• WHAT TO PRODUCE
Everything in the listing except the pictures should be written out exactly.

• SUPPLIED DATA
----------------------------------------
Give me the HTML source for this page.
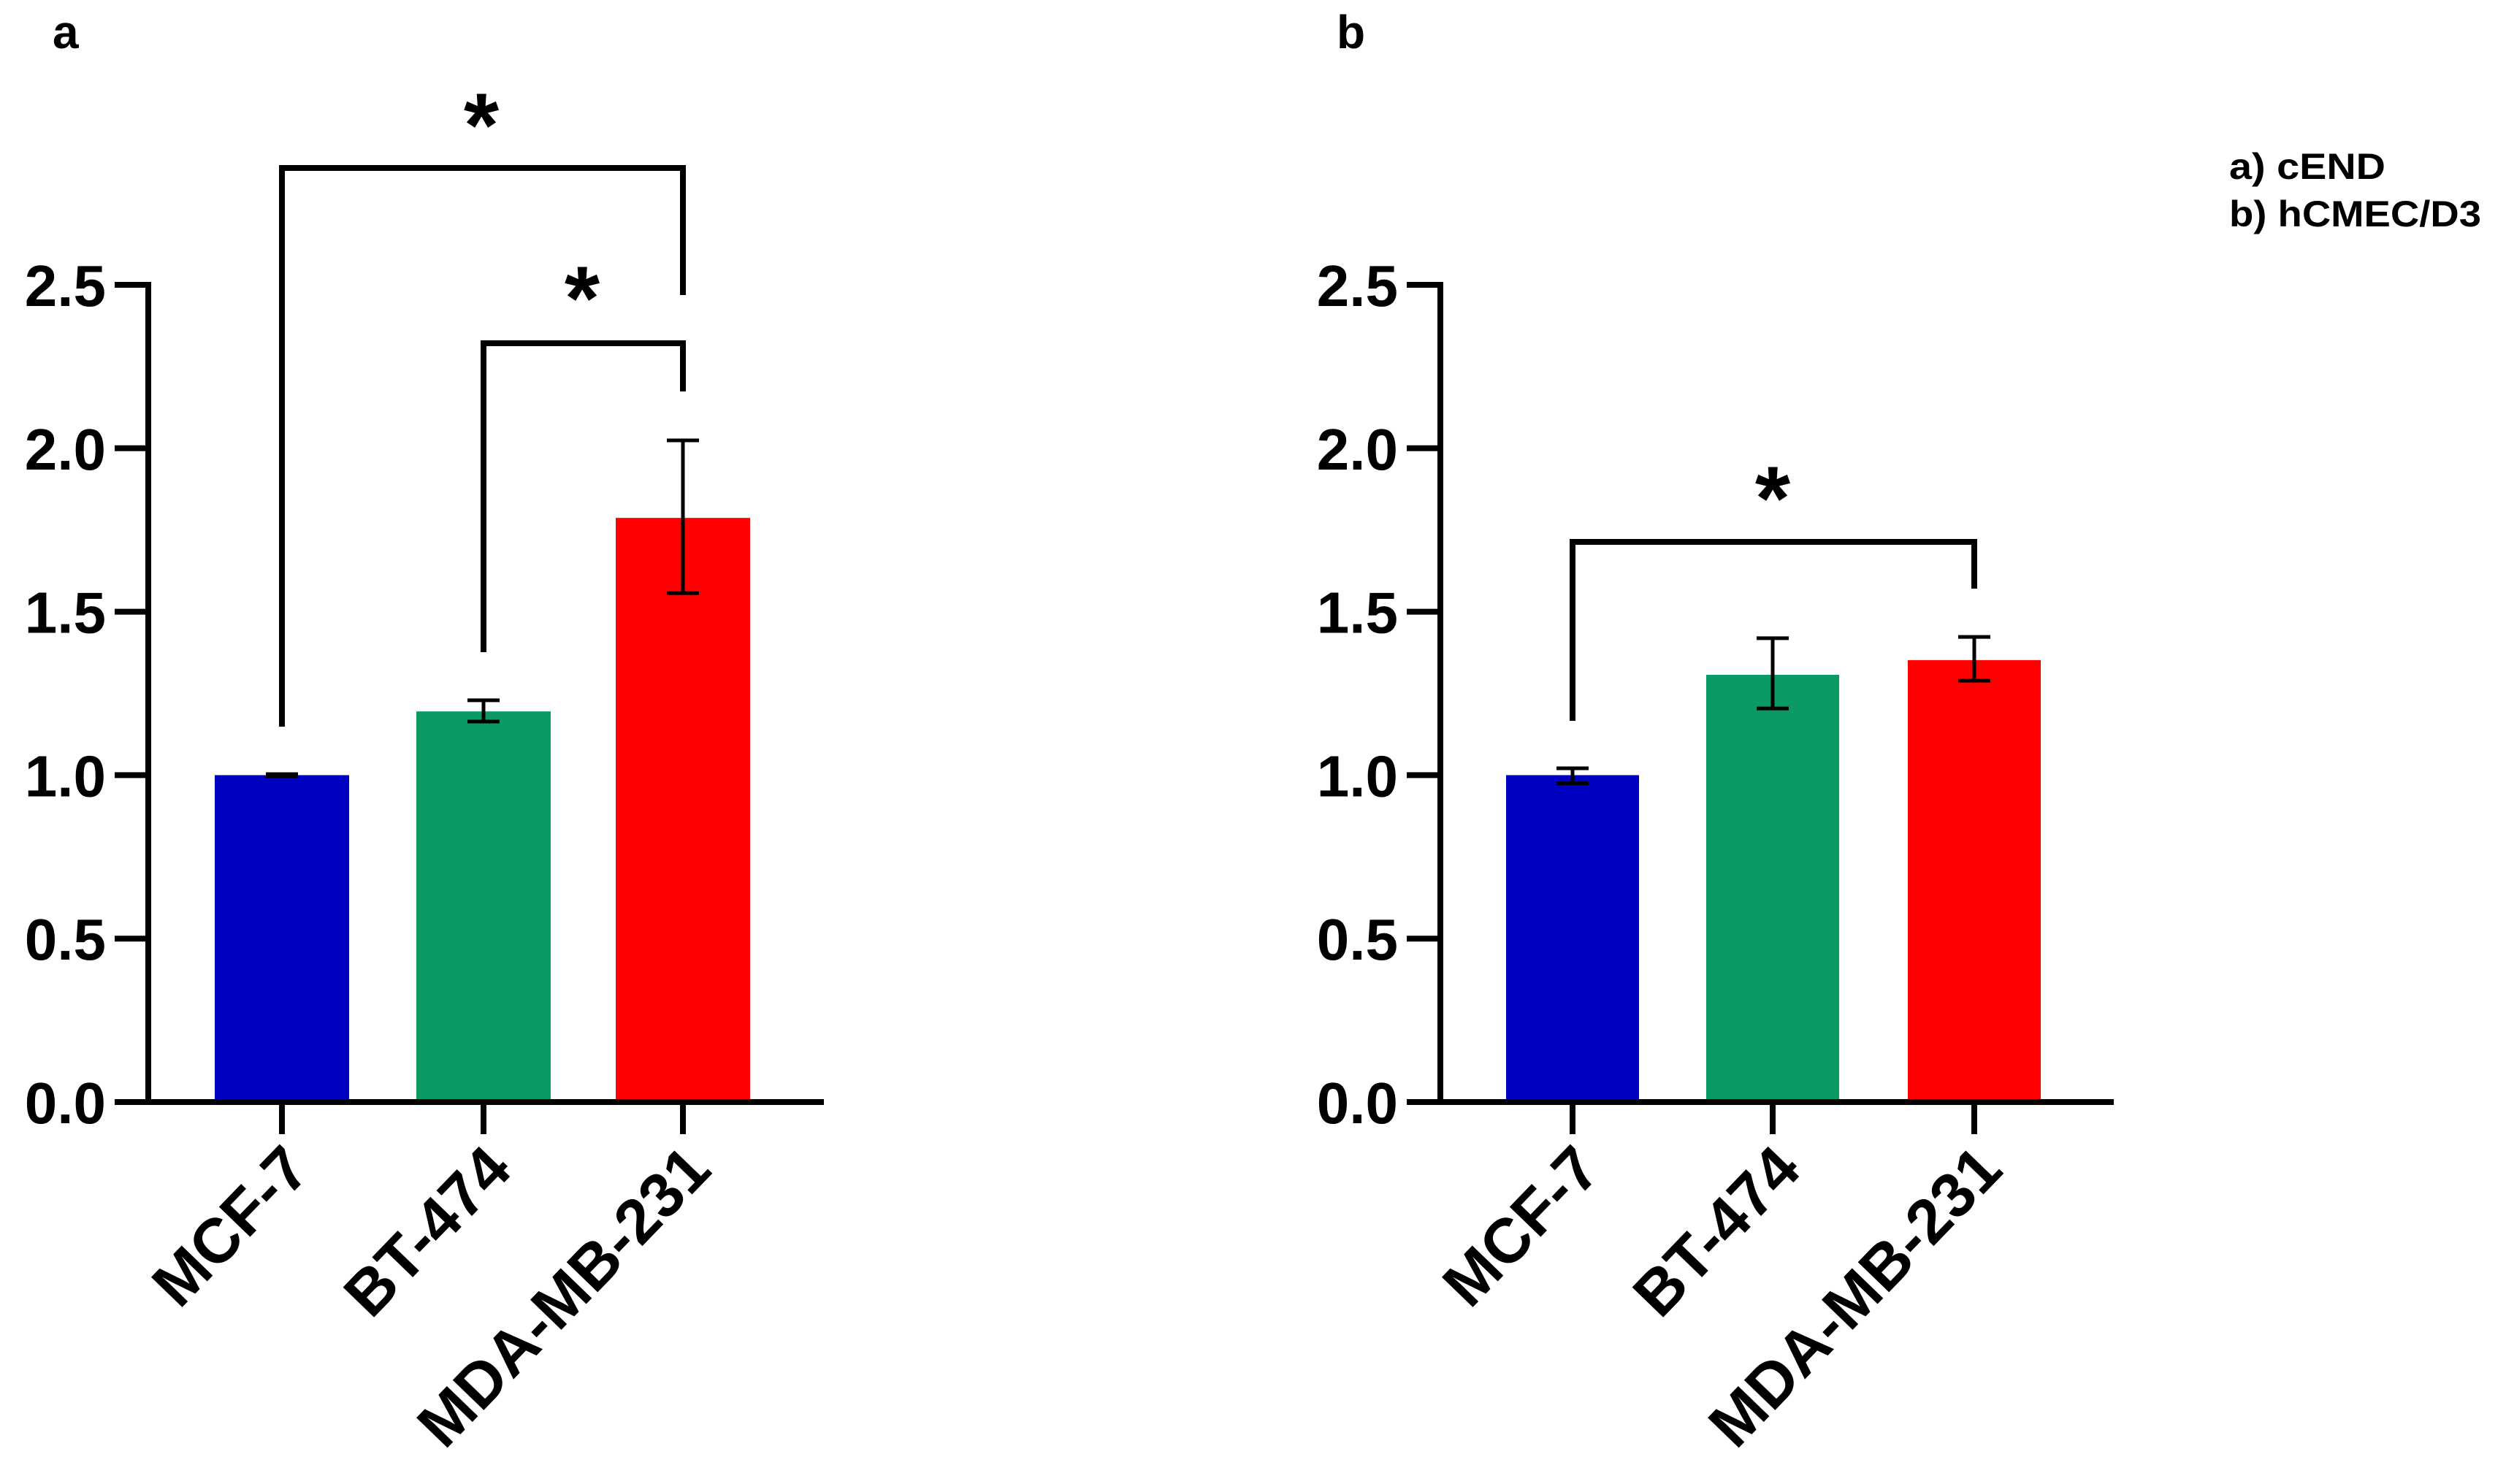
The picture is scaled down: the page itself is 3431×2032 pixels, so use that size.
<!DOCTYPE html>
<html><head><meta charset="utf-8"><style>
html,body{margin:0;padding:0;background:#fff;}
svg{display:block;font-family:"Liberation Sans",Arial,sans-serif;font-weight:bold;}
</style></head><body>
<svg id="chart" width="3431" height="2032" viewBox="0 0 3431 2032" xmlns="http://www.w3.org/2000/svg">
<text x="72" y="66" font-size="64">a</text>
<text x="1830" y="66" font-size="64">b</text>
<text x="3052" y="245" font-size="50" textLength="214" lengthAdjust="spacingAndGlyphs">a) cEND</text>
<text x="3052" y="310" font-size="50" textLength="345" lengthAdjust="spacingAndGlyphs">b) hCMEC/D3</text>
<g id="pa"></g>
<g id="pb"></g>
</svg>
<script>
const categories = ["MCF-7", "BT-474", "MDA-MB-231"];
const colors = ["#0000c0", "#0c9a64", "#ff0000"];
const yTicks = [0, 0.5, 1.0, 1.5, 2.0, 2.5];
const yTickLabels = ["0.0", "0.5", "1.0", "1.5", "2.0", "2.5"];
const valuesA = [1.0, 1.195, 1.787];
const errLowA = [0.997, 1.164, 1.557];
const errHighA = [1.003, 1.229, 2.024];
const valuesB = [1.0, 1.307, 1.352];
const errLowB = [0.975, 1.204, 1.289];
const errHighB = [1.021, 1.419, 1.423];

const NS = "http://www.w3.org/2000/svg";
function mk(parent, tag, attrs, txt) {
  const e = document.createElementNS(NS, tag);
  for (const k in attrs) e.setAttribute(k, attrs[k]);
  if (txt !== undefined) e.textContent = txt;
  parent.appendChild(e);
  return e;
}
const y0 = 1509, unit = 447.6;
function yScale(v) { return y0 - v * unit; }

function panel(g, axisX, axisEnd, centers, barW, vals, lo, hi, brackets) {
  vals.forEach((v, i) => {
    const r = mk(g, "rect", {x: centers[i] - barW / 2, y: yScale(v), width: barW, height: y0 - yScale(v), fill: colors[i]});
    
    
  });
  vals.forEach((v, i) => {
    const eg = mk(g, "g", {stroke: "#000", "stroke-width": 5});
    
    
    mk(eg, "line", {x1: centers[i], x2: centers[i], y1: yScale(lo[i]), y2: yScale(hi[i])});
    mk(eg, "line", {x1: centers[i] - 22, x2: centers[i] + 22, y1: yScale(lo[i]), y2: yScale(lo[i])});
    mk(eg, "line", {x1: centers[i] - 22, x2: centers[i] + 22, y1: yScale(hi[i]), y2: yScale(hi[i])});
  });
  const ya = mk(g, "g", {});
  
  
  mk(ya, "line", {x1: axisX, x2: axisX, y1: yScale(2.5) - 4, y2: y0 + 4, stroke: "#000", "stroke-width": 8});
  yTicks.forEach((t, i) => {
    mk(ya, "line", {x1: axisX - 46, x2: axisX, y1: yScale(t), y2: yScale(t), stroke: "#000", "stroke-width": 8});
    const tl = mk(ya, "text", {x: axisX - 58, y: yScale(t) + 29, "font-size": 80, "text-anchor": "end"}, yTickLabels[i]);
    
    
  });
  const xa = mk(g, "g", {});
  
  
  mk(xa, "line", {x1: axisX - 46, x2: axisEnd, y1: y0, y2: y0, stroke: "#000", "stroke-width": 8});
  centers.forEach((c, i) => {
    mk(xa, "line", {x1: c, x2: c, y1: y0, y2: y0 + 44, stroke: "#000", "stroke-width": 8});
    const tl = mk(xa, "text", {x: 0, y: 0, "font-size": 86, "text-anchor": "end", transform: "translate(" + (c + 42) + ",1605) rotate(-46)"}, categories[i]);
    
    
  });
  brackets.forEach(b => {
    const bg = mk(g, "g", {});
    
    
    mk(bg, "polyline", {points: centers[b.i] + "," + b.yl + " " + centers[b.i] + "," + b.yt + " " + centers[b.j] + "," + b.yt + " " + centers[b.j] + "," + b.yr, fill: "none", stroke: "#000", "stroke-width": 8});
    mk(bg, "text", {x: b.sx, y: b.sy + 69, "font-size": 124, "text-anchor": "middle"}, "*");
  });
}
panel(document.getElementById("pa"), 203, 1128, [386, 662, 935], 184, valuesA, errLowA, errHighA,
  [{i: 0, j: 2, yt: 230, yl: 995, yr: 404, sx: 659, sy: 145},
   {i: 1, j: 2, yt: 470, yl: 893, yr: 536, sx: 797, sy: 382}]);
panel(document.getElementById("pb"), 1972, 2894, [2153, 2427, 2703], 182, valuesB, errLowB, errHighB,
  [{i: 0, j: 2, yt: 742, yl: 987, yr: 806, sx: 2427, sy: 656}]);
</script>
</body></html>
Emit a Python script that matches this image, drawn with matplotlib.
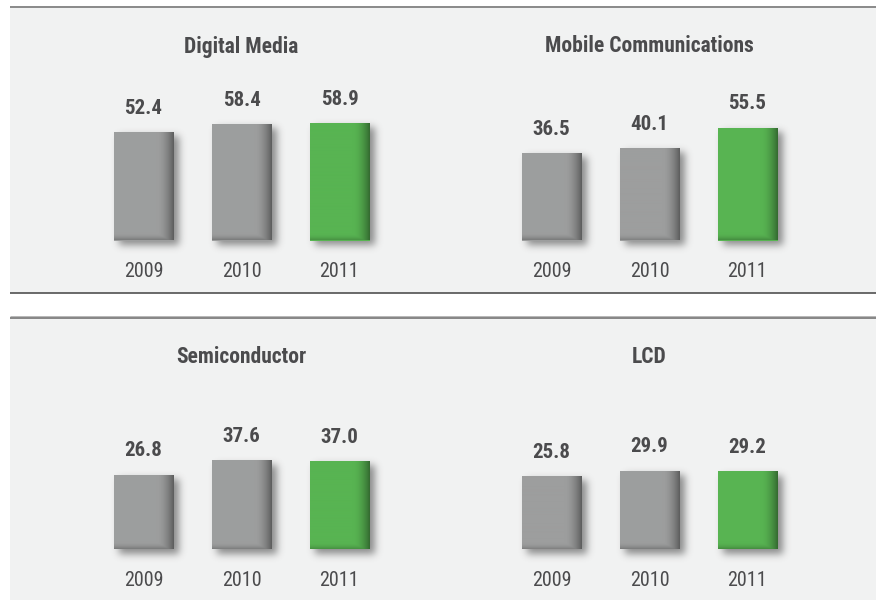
----------------------------------------
• RIGHT ANSWER
Give me the HTML source for this page.
The picture is scaled down: the page itself is 3431×2032 pixels, so use that size.
<!DOCTYPE html>
<html><head><meta charset="utf-8"><style>
html,body{margin:0;padding:0;background:#fff;}
svg{display:block;font-family:"Liberation Sans",Arial,sans-serif;font-weight:bold;}
</style></head><body>
<svg id="chart" width="3431" height="2032" viewBox="0 0 3431 2032" xmlns="http://www.w3.org/2000/svg">
<text x="72" y="66" font-size="64">a</text>
<text x="1830" y="66" font-size="64">b</text>
<text x="3052" y="245" font-size="50" textLength="214" lengthAdjust="spacingAndGlyphs">a) cEND</text>
<text x="3052" y="310" font-size="50" textLength="345" lengthAdjust="spacingAndGlyphs">b) hCMEC/D3</text>
<g id="pa"></g>
<g id="pb"></g>
</svg>
<script>
const categories = ["MCF-7", "BT-474", "MDA-MB-231"];
const colors = ["#0000c0", "#0c9a64", "#ff0000"];
const yTicks = [0, 0.5, 1.0, 1.5, 2.0, 2.5];
const yTickLabels = ["0.0", "0.5", "1.0", "1.5", "2.0", "2.5"];
const valuesA = [1.0, 1.195, 1.787];
const errLowA = [0.997, 1.164, 1.557];
const errHighA = [1.003, 1.229, 2.024];
const valuesB = [1.0, 1.307, 1.352];
const errLowB = [0.975, 1.204, 1.289];
const errHighB = [1.021, 1.419, 1.423];

const NS = "http://www.w3.org/2000/svg";
function mk(parent, tag, attrs, txt) {
  const e = document.createElementNS(NS, tag);
  for (const k in attrs) e.setAttribute(k, attrs[k]);
  if (txt !== undefined) e.textContent = txt;
  parent.appendChild(e);
  return e;
}
const y0 = 1509, unit = 447.6;
function yScale(v) { return y0 - v * unit; }

function panel(g, axisX, axisEnd, centers, barW, vals, lo, hi, brackets) {
  vals.forEach((v, i) => {
    const r = mk(g, "rect", {x: centers[i] - barW / 2, y: yScale(v), width: barW, height: y0 - yScale(v), fill: colors[i]});
    
    
  });
  vals.forEach((v, i) => {
    const eg = mk(g, "g", {stroke: "#000", "stroke-width": 5});
    
    
    mk(eg, "line", {x1: centers[i], x2: centers[i], y1: yScale(lo[i]), y2: yScale(hi[i])});
    mk(eg, "line", {x1: centers[i] - 22, x2: centers[i] + 22, y1: yScale(lo[i]), y2: yScale(lo[i])});
    mk(eg, "line", {x1: centers[i] - 22, x2: centers[i] + 22, y1: yScale(hi[i]), y2: yScale(hi[i])});
  });
  const ya = mk(g, "g", {});
  
  
  mk(ya, "line", {x1: axisX, x2: axisX, y1: yScale(2.5) - 4, y2: y0 + 4, stroke: "#000", "stroke-width": 8});
  yTicks.forEach((t, i) => {
    mk(ya, "line", {x1: axisX - 46, x2: axisX, y1: yScale(t), y2: yScale(t), stroke: "#000", "stroke-width": 8});
    const tl = mk(ya, "text", {x: axisX - 58, y: yScale(t) + 29, "font-size": 80, "text-anchor": "end"}, yTickLabels[i]);
    
    
  });
  const xa = mk(g, "g", {});
  
  
  mk(xa, "line", {x1: axisX - 46, x2: axisEnd, y1: y0, y2: y0, stroke: "#000", "stroke-width": 8});
  centers.forEach((c, i) => {
    mk(xa, "line", {x1: c, x2: c, y1: y0, y2: y0 + 44, stroke: "#000", "stroke-width": 8});
    const tl = mk(xa, "text", {x: 0, y: 0, "font-size": 86, "text-anchor": "end", transform: "translate(" + (c + 42) + ",1605) rotate(-46)"}, categories[i]);
    
    
  });
  brackets.forEach(b => {
    const bg = mk(g, "g", {});
    
    
    mk(bg, "polyline", {points: centers[b.i] + "," + b.yl + " " + centers[b.i] + "," + b.yt + " " + centers[b.j] + "," + b.yt + " " + centers[b.j] + "," + b.yr, fill: "none", stroke: "#000", "stroke-width": 8});
    mk(bg, "text", {x: b.sx, y: b.sy + 69, "font-size": 124, "text-anchor": "middle"}, "*");
  });
}
panel(document.getElementById("pa"), 203, 1128, [386, 662, 935], 184, valuesA, errLowA, errHighA,
  [{i: 0, j: 2, yt: 230, yl: 995, yr: 404, sx: 659, sy: 145},
   {i: 1, j: 2, yt: 470, yl: 893, yr: 536, sx: 797, sy: 382}]);
panel(document.getElementById("pb"), 1972, 2894, [2153, 2427, 2703], 182, valuesB, errLowB, errHighB,
  [{i: 0, j: 2, yt: 742, yl: 987, yr: 806, sx: 2427, sy: 656}]);
</script>
</body></html>
Emit a Python script that matches this image, drawn with matplotlib.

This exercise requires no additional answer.